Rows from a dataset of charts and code
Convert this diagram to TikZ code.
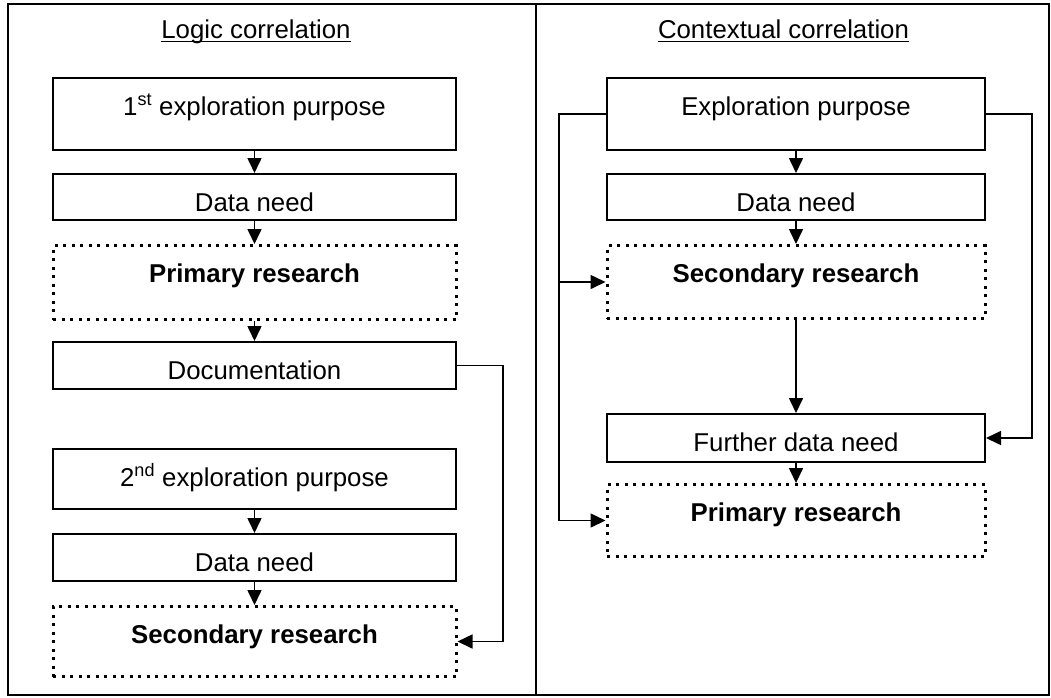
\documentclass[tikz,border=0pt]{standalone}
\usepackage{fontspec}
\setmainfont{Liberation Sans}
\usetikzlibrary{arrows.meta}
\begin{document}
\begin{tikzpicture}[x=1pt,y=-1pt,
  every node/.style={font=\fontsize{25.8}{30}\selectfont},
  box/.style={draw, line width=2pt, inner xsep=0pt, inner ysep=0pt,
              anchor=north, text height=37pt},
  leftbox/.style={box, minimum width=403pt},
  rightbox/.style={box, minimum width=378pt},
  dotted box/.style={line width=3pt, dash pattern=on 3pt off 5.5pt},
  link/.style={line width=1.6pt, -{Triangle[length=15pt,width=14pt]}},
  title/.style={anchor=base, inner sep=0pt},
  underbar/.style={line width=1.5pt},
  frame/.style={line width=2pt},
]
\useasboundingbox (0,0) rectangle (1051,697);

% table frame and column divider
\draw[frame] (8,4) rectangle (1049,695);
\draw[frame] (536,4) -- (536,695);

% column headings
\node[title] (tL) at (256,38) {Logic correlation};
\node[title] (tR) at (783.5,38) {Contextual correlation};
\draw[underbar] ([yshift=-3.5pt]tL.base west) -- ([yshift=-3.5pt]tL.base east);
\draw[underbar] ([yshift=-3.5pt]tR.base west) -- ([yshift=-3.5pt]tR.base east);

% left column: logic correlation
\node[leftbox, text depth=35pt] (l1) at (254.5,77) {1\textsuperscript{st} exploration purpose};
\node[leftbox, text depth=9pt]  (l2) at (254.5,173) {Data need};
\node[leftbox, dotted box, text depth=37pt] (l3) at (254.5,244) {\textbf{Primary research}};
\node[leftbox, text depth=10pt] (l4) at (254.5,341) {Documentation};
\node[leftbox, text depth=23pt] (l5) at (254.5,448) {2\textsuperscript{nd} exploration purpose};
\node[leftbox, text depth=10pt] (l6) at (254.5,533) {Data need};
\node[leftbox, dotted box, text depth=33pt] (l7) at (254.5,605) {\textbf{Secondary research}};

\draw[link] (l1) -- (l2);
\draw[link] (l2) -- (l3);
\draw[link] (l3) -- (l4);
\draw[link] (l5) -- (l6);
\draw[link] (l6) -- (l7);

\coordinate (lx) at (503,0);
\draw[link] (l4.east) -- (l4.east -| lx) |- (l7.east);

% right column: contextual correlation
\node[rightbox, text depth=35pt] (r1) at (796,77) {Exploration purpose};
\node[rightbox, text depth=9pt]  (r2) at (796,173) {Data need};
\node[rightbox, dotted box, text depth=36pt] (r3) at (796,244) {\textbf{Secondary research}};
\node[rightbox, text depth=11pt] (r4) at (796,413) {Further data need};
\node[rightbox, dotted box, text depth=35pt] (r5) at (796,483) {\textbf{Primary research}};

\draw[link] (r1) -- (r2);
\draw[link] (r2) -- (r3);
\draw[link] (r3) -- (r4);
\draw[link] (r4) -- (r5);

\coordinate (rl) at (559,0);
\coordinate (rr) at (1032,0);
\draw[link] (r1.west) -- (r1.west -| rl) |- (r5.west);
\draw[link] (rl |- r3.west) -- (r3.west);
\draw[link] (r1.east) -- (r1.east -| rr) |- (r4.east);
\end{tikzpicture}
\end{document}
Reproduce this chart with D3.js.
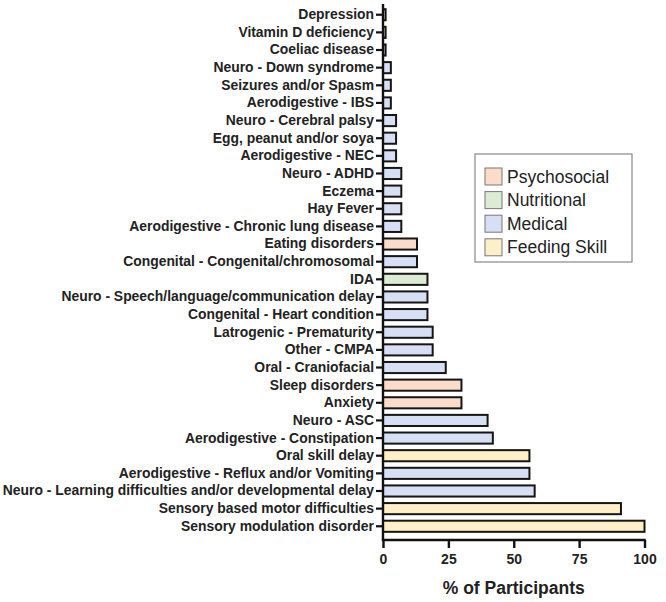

● **WHAT IS NEEDED**:
Return each line of the data, keeping its wording exact and omitting pictures.

● **COMPLETE ANSWER**:
Convert this diagram to TikZ code.
\documentclass[tikz,border=0pt]{standalone}
\usepackage{fontspec}
\setmainfont{Liberation Sans}
\usetikzlibrary{arrows.meta}
\begin{document}
\begin{tikzpicture}[x=1pt,y=-1pt,
  every node/.style={font=\fontsize{25.8}{30}\selectfont},
  box/.style={draw, line width=2pt, inner xsep=0pt, inner ysep=0pt,
              anchor=north, text height=37pt},
  leftbox/.style={box, minimum width=403pt},
  rightbox/.style={box, minimum width=378pt},
  dotted box/.style={line width=3pt, dash pattern=on 3pt off 5.5pt},
  link/.style={line width=1.6pt, -{Triangle[length=15pt,width=14pt]}},
  title/.style={anchor=base, inner sep=0pt},
  underbar/.style={line width=1.5pt},
  frame/.style={line width=2pt},
]
\useasboundingbox (0,0) rectangle (1051,697);

% table frame and column divider
\draw[frame] (8,4) rectangle (1049,695);
\draw[frame] (536,4) -- (536,695);

% column headings
\node[title] (tL) at (256,38) {Logic correlation};
\node[title] (tR) at (783.5,38) {Contextual correlation};
\draw[underbar] ([yshift=-3.5pt]tL.base west) -- ([yshift=-3.5pt]tL.base east);
\draw[underbar] ([yshift=-3.5pt]tR.base west) -- ([yshift=-3.5pt]tR.base east);

% left column: logic correlation
\node[leftbox, text depth=35pt] (l1) at (254.5,77) {1\textsuperscript{st} exploration purpose};
\node[leftbox, text depth=9pt]  (l2) at (254.5,173) {Data need};
\node[leftbox, dotted box, text depth=37pt] (l3) at (254.5,244) {\textbf{Primary research}};
\node[leftbox, text depth=10pt] (l4) at (254.5,341) {Documentation};
\node[leftbox, text depth=23pt] (l5) at (254.5,448) {2\textsuperscript{nd} exploration purpose};
\node[leftbox, text depth=10pt] (l6) at (254.5,533) {Data need};
\node[leftbox, dotted box, text depth=33pt] (l7) at (254.5,605) {\textbf{Secondary research}};

\draw[link] (l1) -- (l2);
\draw[link] (l2) -- (l3);
\draw[link] (l3) -- (l4);
\draw[link] (l5) -- (l6);
\draw[link] (l6) -- (l7);

\coordinate (lx) at (503,0);
\draw[link] (l4.east) -- (l4.east -| lx) |- (l7.east);

% right column: contextual correlation
\node[rightbox, text depth=35pt] (r1) at (796,77) {Exploration purpose};
\node[rightbox, text depth=9pt]  (r2) at (796,173) {Data need};
\node[rightbox, dotted box, text depth=36pt] (r3) at (796,244) {\textbf{Secondary research}};
\node[rightbox, text depth=11pt] (r4) at (796,413) {Further data need};
\node[rightbox, dotted box, text depth=35pt] (r5) at (796,483) {\textbf{Primary research}};

\draw[link] (r1) -- (r2);
\draw[link] (r2) -- (r3);
\draw[link] (r3) -- (r4);
\draw[link] (r4) -- (r5);

\coordinate (rl) at (559,0);
\coordinate (rr) at (1032,0);
\draw[link] (r1.west) -- (r1.west -| rl) |- (r5.west);
\draw[link] (rl |- r3.west) -- (r3.west);
\draw[link] (r1.east) -- (r1.east -| rr) |- (r4.east);
\end{tikzpicture}
\end{document}
Reproduce this chart with D3.js.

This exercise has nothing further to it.